Desmond Hayes found an upside to the downside of our defeat at the RWC: “What an inspiration to see a true South African team and nation lift the Webb Ellis Cup. Togetherness, grit, tenacity, determination, vision, tactics and hard work won through. When the World Cup journey started several weeks ago, we each wrote the script in our own minds as to who would win.
“Two decades of provincial and international rugby have seen Irish rugby scale the dizzy heights of world number one ranking.
“Success like in the townships of South Africa is akin to that of our club rugby, sometimes forgotten, but they forge and foster players in the belief to ‘never mistake bigness for greatness’.”
Mr A Leavy from Sutton, Dublin took us to task for an editorial on August 17 on the Public Services Card for use of the words ‘ham-fisted’, ‘embarrassment’ and ‘mortification’.
“This highlights the fact that everyone seems to have forgotten or just ignores the fact that the services card was introduced to solve a much bigger cause of embarrassment and mortification and for which ham-fisted would be a gross understatement in the public expenditure collapse in 2010,” he wrote.
“The services card tried to control fraud in the provision of public services.

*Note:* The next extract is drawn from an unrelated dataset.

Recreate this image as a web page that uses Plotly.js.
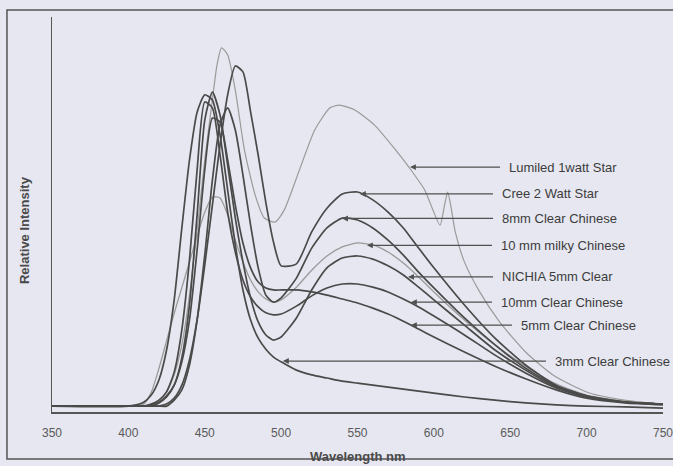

This was deemed necessary because this country suffered a spectacular bankruptcy as a result of the unchallenged reckless decisions of a small number of its own most powerful citizens in the pre-2009 period.
“Public expenditure went from 19bn in 1997 to 63bn in 2009.”
How quickly we forget. The year wound up in December, with Mattie Lennon, Blessington, Co Wicklow sharing a perspective on relationships.
“For millennia scribes, poets and philosophers have been writing about love and loving. But only the sharpest literary minds warn us of the dangers of loving too much. Kavanagh in Raglan Road, and now Billy Keane in Keane’s Kingdom.”
We will leave all of you who wrote to us with a thought from TS Eliot: “For last year’s words belong to last year’s language, and next year’s words await another voice. And to make an end is to make a beginning.”